DATA PROVIDED:
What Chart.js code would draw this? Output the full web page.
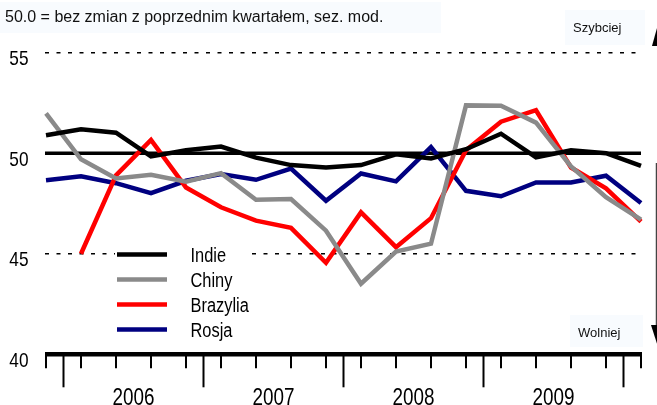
<!DOCTYPE html>
<html>
<head>
<meta charset="utf-8">
<script src="https://cdn.jsdelivr.net/npm/chart.js@4.4.1/dist/chart.umd.min.js"></script>
<style>
  body { margin: 0; background: #fff; }
  canvas { display: block; }
</style>
</head>
<body>
<canvas id="chart" width="657" height="405"></canvas>
<script>
// kwartały od IV 2005 do I 2010
const quarters = ['IV 05','I 06','II 06','III 06','IV 06','I 07','II 07','III 07','IV 07',
                  'I 08','II 08','III 08','IV 08','I 09','II 09','III 09','IV 09','I 10'];
const years = ['2006', '2007', '2008', '2009'];
const yTicks = [40, 45, 50, 55];

const indie    = [50.89, 51.19, 51.02, 49.84, 50.15, 50.33, 49.78, 49.41, 49.29, 49.41, 49.95, 49.74, 50.20, 50.97, 49.79, 50.15, 50.00, 49.37];
const chiny    = [51.98, 49.70, 48.75, 48.93, 48.58, 49.01, 47.69, 47.72, 46.15, 43.51, 45.11, 45.50, 52.38, 52.36, 51.52, 49.34, 47.81, 46.70];
const brazylia = [null, 45.00, 48.90, 50.66, 48.30, 47.31, 46.65, 46.29, 44.55, 47.06, 45.33, 46.77, 50.15, 51.57, 52.14, 49.29, 48.25, 46.60];
const rosja    = [48.66, 48.85, 48.51, 48.02, 48.63, 48.96, 48.68, 49.24, 47.64, 48.99, 48.60, 50.30, 48.13, 47.86, 48.55, 48.55, 48.88, 47.52];

const title = '50.0 = bez zmian z poprzednim kwartałem, sez. mod.';

// tekst "zwężony" (jak Arial Narrow)
function narrowText(ctx, text, x, y, size, align){
	ctx.save();
	ctx.font = size + 'px "Liberation Sans", Arial, sans-serif';
	ctx.textAlign = align;
	ctx.textBaseline = 'alphabetic';
	ctx.translate(x, y);
	ctx.scale(0.82, 1);
	ctx.fillText(text, 0, 0);
	ctx.restore();
}

const decor = {
	id: 'decor',
	beforeDatasetsDraw(chart){
		const ctx = chart.ctx;
		const y = chart.scales.y;
		const left = chart.chartArea.left, right = chart.chartArea.right;
		ctx.save();
		// tła napisów
		ctx.fillStyle = '#f8fbfe';
		ctx.fillRect(0, 2, 441, 31);
		ctx.fillRect(565, 10, 80, 35);
		ctx.fillRect(570, 315, 73, 32);
		// linie przerywane 55 i 45
		ctx.strokeStyle = '#000';
		ctx.lineWidth = 1.5;
		ctx.setLineDash([4, 7.5]);
		[55, 45].forEach(v => {
			const py = y.getPixelForValue(v);
			ctx.beginPath(); ctx.moveTo(left - 1, py); ctx.lineTo(right, py); ctx.stroke();
		});
		ctx.setLineDash([]);
		// tło legendy
		ctx.fillStyle = '#fff';
		ctx.fillRect(115, 238, 133, 100);
		// linia 50
		const p50 = y.getPixelForValue(50);
		ctx.lineWidth = 3.5;
		ctx.beginPath(); ctx.moveTo(left - 1, p50); ctx.lineTo(right, p50); ctx.stroke();
		ctx.restore();
	},
	afterDatasetsDraw(chart){
		const ctx = chart.ctx;
		const x = chart.scales.x, y = chart.scales.y;
		const left = chart.chartArea.left, right = chart.chartArea.right;
		const bottom = y.getPixelForValue(40);
		ctx.save();
		ctx.fillStyle = '#000';
		ctx.strokeStyle = '#000';
		// oś X
		ctx.lineWidth = 4.5;
		ctx.beginPath(); ctx.moveTo(left - 1, bottom); ctx.lineTo(right + 1, bottom); ctx.stroke();
		ctx.lineWidth = 2;
		for(let i=0; i<quarters.length; i++){
			const px = x.getPixelForValue(i);
			ctx.beginPath(); ctx.moveTo(px, bottom); ctx.lineTo(px, bottom + 14); ctx.stroke();
		}
		// długie kreski na granicach lat
		for(let k=0; k<=years.length; k++){
			const i = k * 4;
			const px = (x.getPixelForValue(i) + x.getPixelForValue(i + 1)) / 2;
			ctx.beginPath(); ctx.moveTo(px, bottom); ctx.lineTo(px, bottom + 33); ctx.stroke();
		}
		// podpisy lat
		years.forEach((yr, k) => {
			const i = k * 4 + 2;
			const px = (x.getPixelForValue(i) + x.getPixelForValue(i + 1)) / 2;
			narrowText(ctx, yr, px, 405, 23, 'center');
		});
		// podpisy osi Y
		yTicks.forEach(v => {
			narrowText(ctx, String(v), 28.5, y.getPixelForValue(v) + 12.5, 21, 'right');
		});
		// legenda
		chart.data.datasets.forEach((ds, k) => {
			const ry = 254.5 + k * 25;
			ctx.strokeStyle = ds.borderColor;
			ctx.lineWidth = 4.5;
			ctx.beginPath(); ctx.moveTo(117, ry); ctx.lineTo(167, ry); ctx.stroke();
			ctx.fillStyle = '#000';
			narrowText(ctx, ds.label, 190.5, ry + 7.5, 20, 'left');
		});
		// napisy
		ctx.fillStyle = '#111';
		ctx.font = '16px "Liberation Sans", Arial, sans-serif';
		ctx.textAlign = 'left';
		ctx.fillText(title, 5, 22);
		ctx.font = '13px "Liberation Sans", Arial, sans-serif';
		ctx.fillText('Szybciej', 573, 32);
		ctx.fillText('Wolniej', 578, 337);
		// strzałki po prawej
		ctx.fillStyle = '#000';
		ctx.beginPath(); ctx.moveTo(660, 17); ctx.lineTo(668, 46); ctx.lineTo(652, 46); ctx.closePath(); ctx.fill();
		ctx.strokeStyle = '#444';
		ctx.lineWidth = 1.5;
		ctx.beginPath(); ctx.moveTo(656.5, 163); ctx.lineTo(656.5, 330); ctx.stroke();
		ctx.beginPath(); ctx.moveTo(651, 325); ctx.lineTo(667, 325); ctx.lineTo(659, 350); ctx.closePath(); ctx.fill();
		ctx.restore();
	}
};

const ctx = document.querySelector('#chart');
const chart = new Chart(ctx, {
	type: 'line',
	data: {
		labels: quarters,
		datasets: [
			{ label: 'Indie',    data: indie,    borderColor: '#000000' },
			{ label: 'Chiny',    data: chiny,    borderColor: '#8a8a8a' },
			{ label: 'Brazylia', data: brazylia, borderColor: '#ff0000' },
			{ label: 'Rosja',    data: rosja,    borderColor: '#000080' }
		]
	},
	options: {
		responsive: false,
		animation: false,
		devicePixelRatio: 1,
		layout: { padding: { left: 46, right: 16, top: 52.7, bottom: 50.7 } },
		elements: {
			line: { borderWidth: 4.5, tension: 0, borderJoinStyle: 'miter', fill: false },
			point: { radius: 0 }
		},
		scales: {
			x: { type: 'category', display: false, offset: false },
			y: { type: 'linear', display: false, min: 40, max: 55 }
		},
		plugins: {
			legend: { display: false },
			tooltip: { enabled: false }
		}
	},
	plugins: [decor]
});
</script>
</body>
</html>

TASK OBJECTIVE: Restate the data word for word from its first line through the line with "const title = '50.0", leaving out any picture along the way.

SOLUTION:
What Chart.js code would draw this? Output the full web page.
<!DOCTYPE html>
<html>
<head>
<meta charset="utf-8">
<script src="https://cdn.jsdelivr.net/npm/chart.js@4.4.1/dist/chart.umd.min.js"></script>
<style>
  body { margin: 0; background: #fff; }
  canvas { display: block; }
</style>
</head>
<body>
<canvas id="chart" width="657" height="405"></canvas>
<script>
// kwartały od IV 2005 do I 2010
const quarters = ['IV 05','I 06','II 06','III 06','IV 06','I 07','II 07','III 07','IV 07',
                  'I 08','II 08','III 08','IV 08','I 09','II 09','III 09','IV 09','I 10'];
const years = ['2006', '2007', '2008', '2009'];
const yTicks = [40, 45, 50, 55];

const indie    = [50.89, 51.19, 51.02, 49.84, 50.15, 50.33, 49.78, 49.41, 49.29, 49.41, 49.95, 49.74, 50.20, 50.97, 49.79, 50.15, 50.00, 49.37];
const chiny    = [51.98, 49.70, 48.75, 48.93, 48.58, 49.01, 47.69, 47.72, 46.15, 43.51, 45.11, 45.50, 52.38, 52.36, 51.52, 49.34, 47.81, 46.70];
const brazylia = [null, 45.00, 48.90, 50.66, 48.30, 47.31, 46.65, 46.29, 44.55, 47.06, 45.33, 46.77, 50.15, 51.57, 52.14, 49.29, 48.25, 46.60];
const rosja    = [48.66, 48.85, 48.51, 48.02, 48.63, 48.96, 48.68, 49.24, 47.64, 48.99, 48.60, 50.30, 48.13, 47.86, 48.55, 48.55, 48.88, 47.52];

const title = '50.0 = bez zmian z poprzednim kwartałem, sez. mod.';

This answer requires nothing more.